## Information provided
::::

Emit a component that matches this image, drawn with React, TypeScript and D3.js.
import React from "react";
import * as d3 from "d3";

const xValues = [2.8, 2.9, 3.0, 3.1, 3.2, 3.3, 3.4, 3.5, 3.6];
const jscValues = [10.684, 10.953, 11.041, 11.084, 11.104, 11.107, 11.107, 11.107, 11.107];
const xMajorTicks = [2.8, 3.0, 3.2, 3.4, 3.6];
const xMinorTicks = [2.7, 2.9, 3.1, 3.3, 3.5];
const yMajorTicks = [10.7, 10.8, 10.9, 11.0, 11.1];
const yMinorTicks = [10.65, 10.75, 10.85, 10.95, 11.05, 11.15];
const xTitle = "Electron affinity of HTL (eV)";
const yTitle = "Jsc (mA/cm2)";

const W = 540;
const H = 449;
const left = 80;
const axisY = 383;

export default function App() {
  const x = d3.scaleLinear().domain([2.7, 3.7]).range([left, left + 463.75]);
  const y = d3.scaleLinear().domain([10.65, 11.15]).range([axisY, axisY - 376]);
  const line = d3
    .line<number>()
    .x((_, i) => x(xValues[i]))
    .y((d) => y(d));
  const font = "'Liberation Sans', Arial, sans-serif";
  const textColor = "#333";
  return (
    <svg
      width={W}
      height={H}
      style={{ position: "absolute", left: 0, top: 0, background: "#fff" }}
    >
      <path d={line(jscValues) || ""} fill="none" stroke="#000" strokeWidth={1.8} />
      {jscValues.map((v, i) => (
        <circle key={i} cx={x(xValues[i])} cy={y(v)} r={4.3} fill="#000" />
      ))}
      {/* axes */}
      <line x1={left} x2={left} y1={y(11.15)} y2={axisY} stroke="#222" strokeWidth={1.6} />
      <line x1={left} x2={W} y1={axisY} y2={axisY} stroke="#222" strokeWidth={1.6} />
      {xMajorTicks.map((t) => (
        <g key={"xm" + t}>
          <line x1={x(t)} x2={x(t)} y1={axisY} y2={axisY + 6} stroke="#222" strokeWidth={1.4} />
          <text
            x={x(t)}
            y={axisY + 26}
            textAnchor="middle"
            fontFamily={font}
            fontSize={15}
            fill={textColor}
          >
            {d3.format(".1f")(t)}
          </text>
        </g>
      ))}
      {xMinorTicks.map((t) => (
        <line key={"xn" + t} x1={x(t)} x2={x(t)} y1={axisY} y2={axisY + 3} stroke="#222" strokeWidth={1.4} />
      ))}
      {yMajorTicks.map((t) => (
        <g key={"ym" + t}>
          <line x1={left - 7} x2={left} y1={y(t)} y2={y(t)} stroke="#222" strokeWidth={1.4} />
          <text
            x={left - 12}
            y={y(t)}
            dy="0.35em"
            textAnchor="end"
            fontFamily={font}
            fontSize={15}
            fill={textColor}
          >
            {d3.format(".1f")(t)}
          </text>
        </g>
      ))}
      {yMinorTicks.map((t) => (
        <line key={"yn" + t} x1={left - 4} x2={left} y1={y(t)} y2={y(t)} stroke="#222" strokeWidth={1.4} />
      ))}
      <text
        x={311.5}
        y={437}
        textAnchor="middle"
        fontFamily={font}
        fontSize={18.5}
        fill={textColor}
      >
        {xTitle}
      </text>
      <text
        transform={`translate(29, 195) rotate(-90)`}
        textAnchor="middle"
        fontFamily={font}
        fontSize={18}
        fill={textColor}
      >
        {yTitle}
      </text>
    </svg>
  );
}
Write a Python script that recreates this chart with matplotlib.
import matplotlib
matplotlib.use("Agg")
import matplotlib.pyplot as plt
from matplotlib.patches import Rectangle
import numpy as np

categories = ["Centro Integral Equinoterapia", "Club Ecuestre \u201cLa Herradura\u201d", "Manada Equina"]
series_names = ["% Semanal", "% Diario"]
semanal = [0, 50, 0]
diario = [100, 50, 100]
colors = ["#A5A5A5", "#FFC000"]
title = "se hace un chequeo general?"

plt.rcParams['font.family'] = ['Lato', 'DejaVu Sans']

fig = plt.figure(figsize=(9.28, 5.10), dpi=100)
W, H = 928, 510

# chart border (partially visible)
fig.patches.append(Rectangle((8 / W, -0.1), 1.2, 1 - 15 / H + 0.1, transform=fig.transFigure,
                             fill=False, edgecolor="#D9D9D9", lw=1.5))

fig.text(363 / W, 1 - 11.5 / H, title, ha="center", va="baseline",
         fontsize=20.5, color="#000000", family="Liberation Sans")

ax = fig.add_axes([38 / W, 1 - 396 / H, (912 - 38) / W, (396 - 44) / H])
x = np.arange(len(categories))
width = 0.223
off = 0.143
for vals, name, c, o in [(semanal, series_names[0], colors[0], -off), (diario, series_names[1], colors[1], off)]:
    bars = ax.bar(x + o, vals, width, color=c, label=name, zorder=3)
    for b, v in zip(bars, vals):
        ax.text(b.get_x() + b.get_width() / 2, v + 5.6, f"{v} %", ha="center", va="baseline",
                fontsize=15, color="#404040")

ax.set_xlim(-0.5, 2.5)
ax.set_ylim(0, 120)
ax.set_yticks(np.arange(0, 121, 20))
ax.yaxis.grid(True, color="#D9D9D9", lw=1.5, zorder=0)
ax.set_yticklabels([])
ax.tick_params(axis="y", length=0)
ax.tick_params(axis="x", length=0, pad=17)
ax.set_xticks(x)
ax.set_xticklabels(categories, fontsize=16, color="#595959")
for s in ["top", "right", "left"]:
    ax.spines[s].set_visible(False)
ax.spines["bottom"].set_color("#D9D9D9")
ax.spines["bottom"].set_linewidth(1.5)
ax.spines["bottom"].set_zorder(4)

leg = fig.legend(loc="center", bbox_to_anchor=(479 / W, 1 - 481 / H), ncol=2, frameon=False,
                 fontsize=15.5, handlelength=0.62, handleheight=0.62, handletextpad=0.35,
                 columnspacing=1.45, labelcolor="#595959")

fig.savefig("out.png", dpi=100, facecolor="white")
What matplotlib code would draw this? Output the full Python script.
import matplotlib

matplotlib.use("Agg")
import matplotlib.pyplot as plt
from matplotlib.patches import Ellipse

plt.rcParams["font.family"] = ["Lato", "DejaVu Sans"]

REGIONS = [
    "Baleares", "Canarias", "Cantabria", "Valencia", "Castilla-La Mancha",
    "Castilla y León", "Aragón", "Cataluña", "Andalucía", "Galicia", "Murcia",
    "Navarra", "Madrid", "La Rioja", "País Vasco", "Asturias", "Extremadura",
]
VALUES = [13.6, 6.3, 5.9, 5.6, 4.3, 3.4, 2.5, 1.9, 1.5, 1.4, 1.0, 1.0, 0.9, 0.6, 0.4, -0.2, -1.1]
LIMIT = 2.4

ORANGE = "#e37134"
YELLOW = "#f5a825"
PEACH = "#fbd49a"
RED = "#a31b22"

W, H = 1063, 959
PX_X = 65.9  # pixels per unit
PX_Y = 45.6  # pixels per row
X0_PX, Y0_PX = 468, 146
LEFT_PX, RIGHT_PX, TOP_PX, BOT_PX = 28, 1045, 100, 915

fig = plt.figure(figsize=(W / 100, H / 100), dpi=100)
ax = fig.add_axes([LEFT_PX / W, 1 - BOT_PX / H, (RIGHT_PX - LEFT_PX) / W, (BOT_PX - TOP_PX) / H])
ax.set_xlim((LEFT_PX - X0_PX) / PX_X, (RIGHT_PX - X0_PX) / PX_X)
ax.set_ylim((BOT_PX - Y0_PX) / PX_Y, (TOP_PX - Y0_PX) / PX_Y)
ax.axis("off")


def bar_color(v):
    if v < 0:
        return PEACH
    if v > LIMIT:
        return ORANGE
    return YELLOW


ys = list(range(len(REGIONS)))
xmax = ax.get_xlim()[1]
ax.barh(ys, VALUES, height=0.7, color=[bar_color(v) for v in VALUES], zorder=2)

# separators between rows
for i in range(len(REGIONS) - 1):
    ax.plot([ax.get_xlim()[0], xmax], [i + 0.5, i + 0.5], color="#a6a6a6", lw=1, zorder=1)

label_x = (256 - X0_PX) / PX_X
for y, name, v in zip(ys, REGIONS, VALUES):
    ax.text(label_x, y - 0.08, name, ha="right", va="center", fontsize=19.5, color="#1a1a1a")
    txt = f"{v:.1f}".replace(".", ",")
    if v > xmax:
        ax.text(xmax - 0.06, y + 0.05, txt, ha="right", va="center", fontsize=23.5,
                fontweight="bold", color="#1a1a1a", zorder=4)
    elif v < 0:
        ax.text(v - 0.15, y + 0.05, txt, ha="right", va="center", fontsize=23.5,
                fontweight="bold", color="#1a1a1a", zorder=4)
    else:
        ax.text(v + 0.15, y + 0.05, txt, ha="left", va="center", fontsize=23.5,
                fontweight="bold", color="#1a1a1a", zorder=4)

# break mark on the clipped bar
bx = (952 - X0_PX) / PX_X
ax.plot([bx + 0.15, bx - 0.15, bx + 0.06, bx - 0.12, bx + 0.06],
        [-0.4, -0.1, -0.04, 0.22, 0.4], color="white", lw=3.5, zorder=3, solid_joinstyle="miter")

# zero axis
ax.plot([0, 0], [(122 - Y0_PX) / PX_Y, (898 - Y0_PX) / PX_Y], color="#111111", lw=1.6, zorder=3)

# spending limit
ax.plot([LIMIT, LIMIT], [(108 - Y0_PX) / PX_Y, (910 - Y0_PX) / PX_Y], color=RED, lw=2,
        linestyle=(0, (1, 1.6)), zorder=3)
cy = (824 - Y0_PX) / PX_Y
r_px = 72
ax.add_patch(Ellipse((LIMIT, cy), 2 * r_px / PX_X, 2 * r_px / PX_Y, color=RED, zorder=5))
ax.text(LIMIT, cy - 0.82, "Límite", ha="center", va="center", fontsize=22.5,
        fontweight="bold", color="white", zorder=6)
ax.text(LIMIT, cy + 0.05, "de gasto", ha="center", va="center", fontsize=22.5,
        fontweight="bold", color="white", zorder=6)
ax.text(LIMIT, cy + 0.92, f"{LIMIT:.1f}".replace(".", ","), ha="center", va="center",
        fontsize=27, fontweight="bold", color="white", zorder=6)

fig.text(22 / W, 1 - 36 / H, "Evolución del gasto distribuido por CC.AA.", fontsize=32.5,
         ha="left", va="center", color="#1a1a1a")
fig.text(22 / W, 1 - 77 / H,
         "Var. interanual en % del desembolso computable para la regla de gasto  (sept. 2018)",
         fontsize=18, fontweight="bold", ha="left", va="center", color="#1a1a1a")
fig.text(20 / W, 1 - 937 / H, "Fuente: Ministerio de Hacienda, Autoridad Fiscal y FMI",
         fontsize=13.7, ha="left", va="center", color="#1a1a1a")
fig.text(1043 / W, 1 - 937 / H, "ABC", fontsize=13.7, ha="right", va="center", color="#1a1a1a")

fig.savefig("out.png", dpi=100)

::::

## Your goal
Only the number is wanted: how many lines contain the string "that"?

## Result
2